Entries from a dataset
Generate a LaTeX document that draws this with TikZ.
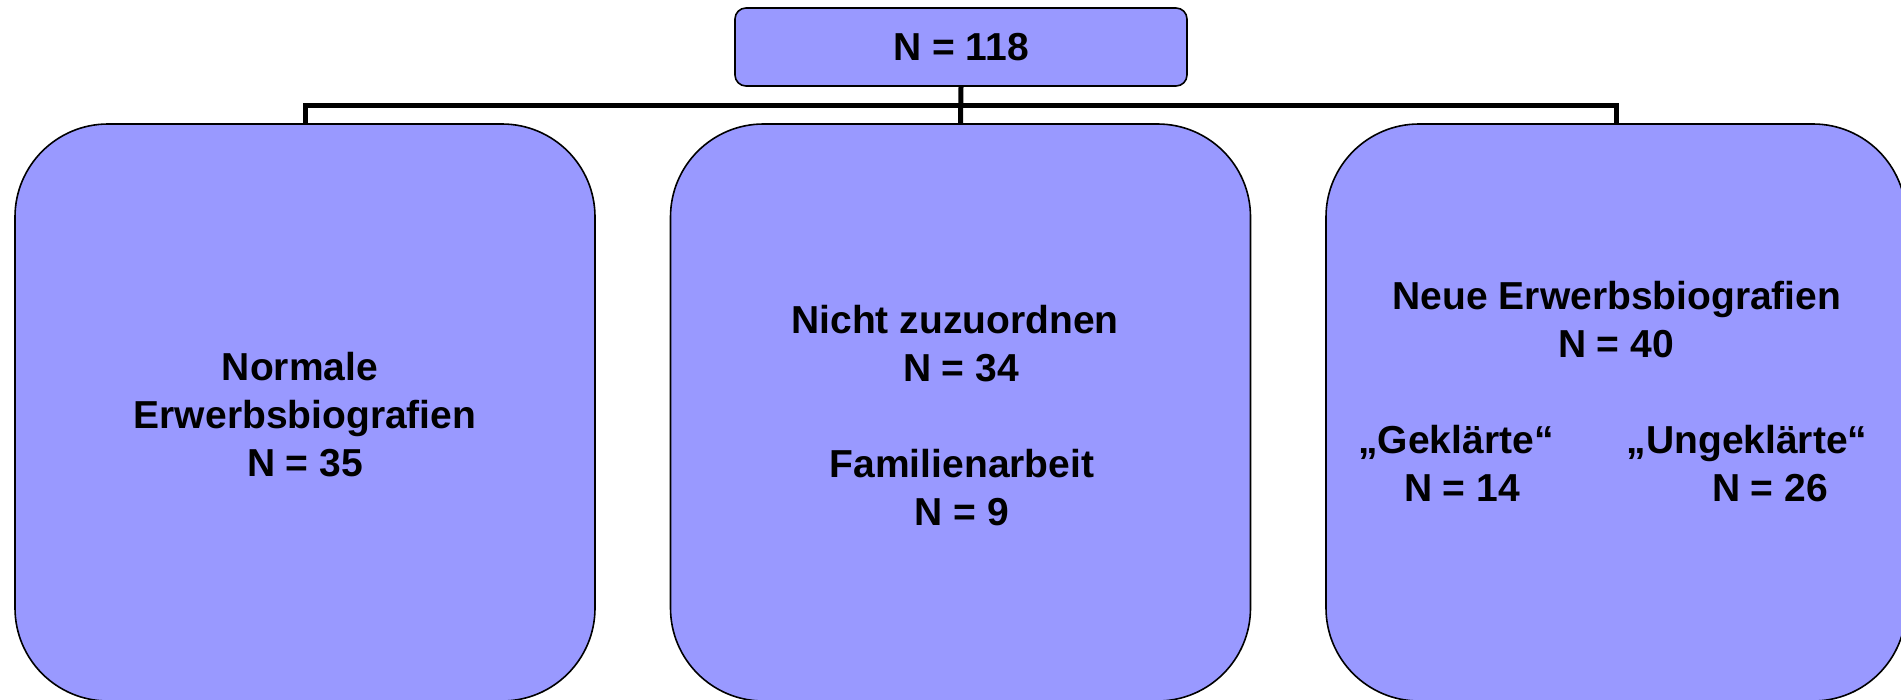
\documentclass[tikz,border=0pt]{standalone}
\usepackage{fontspec}
\setmainfont{Liberation Sans}
\definecolor{boxfill}{RGB}{153,153,255}
\tikzset{
  lbl/.style={font=\fontsize{39}{48}\selectfont\bfseries, anchor=base, inner sep=0pt},
  panel/.style={draw=black, line width=1.6pt, fill=boxfill, rounded corners=93pt,
    minimum width=580pt, minimum height=577pt, inner sep=0pt},
  headbox/.style={draw=black, line width=1.6pt, fill=boxfill, rounded corners=11pt,
    minimum width=452pt, minimum height=78pt, inner sep=0pt,
    font=\fontsize{39}{48}\selectfont\bfseries},
  conn/.style={line width=5pt, draw=black}
}
\begin{document}
\begin{tikzpicture}[x=1pt,y=-1pt]
\useasboundingbox (0,0) rectangle (1901,699);
\clip (0,0) rectangle (1901,699);

% total sample and the three groups
\node[headbox] (top) at (961,47) {N = 118};
\node[panel] (b1) at (305,412.5) {};
\node[panel] (b2) at (960.5,412.5) {};
\node[panel] (b3) at (1616,412.5) {};

% tree connectors
\coordinate (bar) at (0,105);
\draw[conn] (top.south) -- (b2.north);
\draw[conn] (b1.north) -- (b1.north |- bar) -- (b3.north |- bar) -- (b3.north);

% left group
\node[lbl] (l1) at (300,380) {Normale};
\node[lbl] (l2) at (305,428) {Erwerbsbiografien};
\node[lbl] (l3) at (305,476) {N = 35};

% middle group
\node[lbl] (m1) at (955,333) {Nicht zuzuordnen};
\node[lbl] (m2) at (961,381) {N = 34};
\node[lbl] (m3) at (962,477) {Familienarbeit};
\node[lbl] (m4) at (962,525) {N = 9};

% right group
\node[lbl] (r1) at (1617,309) {Neue Erwerbsbiografien};
\node[lbl] (r2) at (1616,357) {N = 40};
\node[lbl] (r3) at (1456,453) {„Geklärte“};
\node[lbl] (r4) at (1747,453) {„Ungeklärte“};
\node[lbl] (r5) at (1462,501) {N = 14};
\node[lbl] (r6) at (1770,501) {N = 26};
\end{tikzpicture}
\end{document}
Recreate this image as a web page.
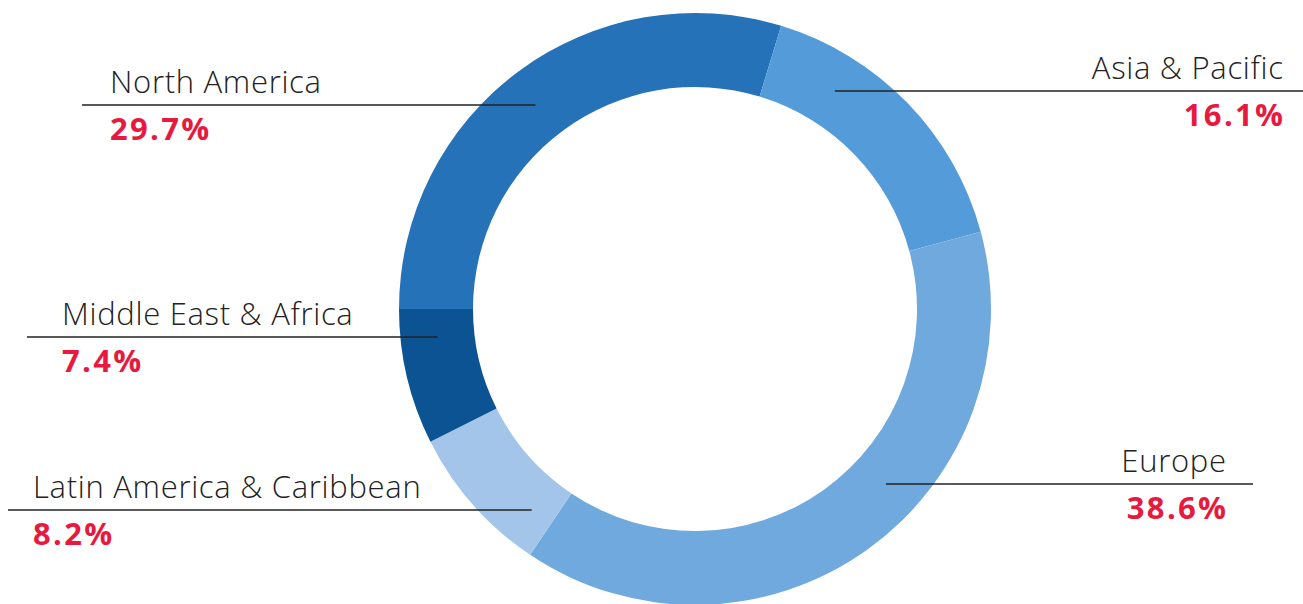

**Short exercise**
Output the data above without changes, apart from leaving out the pictures.

**Response below**
Generate a LaTeX document that draws this with TikZ.
\documentclass[tikz,border=0pt]{standalone}
\usepackage{fontspec}
\setmainfont{Liberation Sans}
\definecolor{boxfill}{RGB}{153,153,255}
\tikzset{
  lbl/.style={font=\fontsize{39}{48}\selectfont\bfseries, anchor=base, inner sep=0pt},
  panel/.style={draw=black, line width=1.6pt, fill=boxfill, rounded corners=93pt,
    minimum width=580pt, minimum height=577pt, inner sep=0pt},
  headbox/.style={draw=black, line width=1.6pt, fill=boxfill, rounded corners=11pt,
    minimum width=452pt, minimum height=78pt, inner sep=0pt,
    font=\fontsize{39}{48}\selectfont\bfseries},
  conn/.style={line width=5pt, draw=black}
}
\begin{document}
\begin{tikzpicture}[x=1pt,y=-1pt]
\useasboundingbox (0,0) rectangle (1901,699);
\clip (0,0) rectangle (1901,699);

% total sample and the three groups
\node[headbox] (top) at (961,47) {N = 118};
\node[panel] (b1) at (305,412.5) {};
\node[panel] (b2) at (960.5,412.5) {};
\node[panel] (b3) at (1616,412.5) {};

% tree connectors
\coordinate (bar) at (0,105);
\draw[conn] (top.south) -- (b2.north);
\draw[conn] (b1.north) -- (b1.north |- bar) -- (b3.north |- bar) -- (b3.north);

% left group
\node[lbl] (l1) at (300,380) {Normale};
\node[lbl] (l2) at (305,428) {Erwerbsbiografien};
\node[lbl] (l3) at (305,476) {N = 35};

% middle group
\node[lbl] (m1) at (955,333) {Nicht zuzuordnen};
\node[lbl] (m2) at (961,381) {N = 34};
\node[lbl] (m3) at (962,477) {Familienarbeit};
\node[lbl] (m4) at (962,525) {N = 9};

% right group
\node[lbl] (r1) at (1617,309) {Neue Erwerbsbiografien};
\node[lbl] (r2) at (1616,357) {N = 40};
\node[lbl] (r3) at (1456,453) {„Geklärte“};
\node[lbl] (r4) at (1747,453) {„Ungeklärte“};
\node[lbl] (r5) at (1462,501) {N = 14};
\node[lbl] (r6) at (1770,501) {N = 26};
\end{tikzpicture}
\end{document}
Recreate this image as a web page.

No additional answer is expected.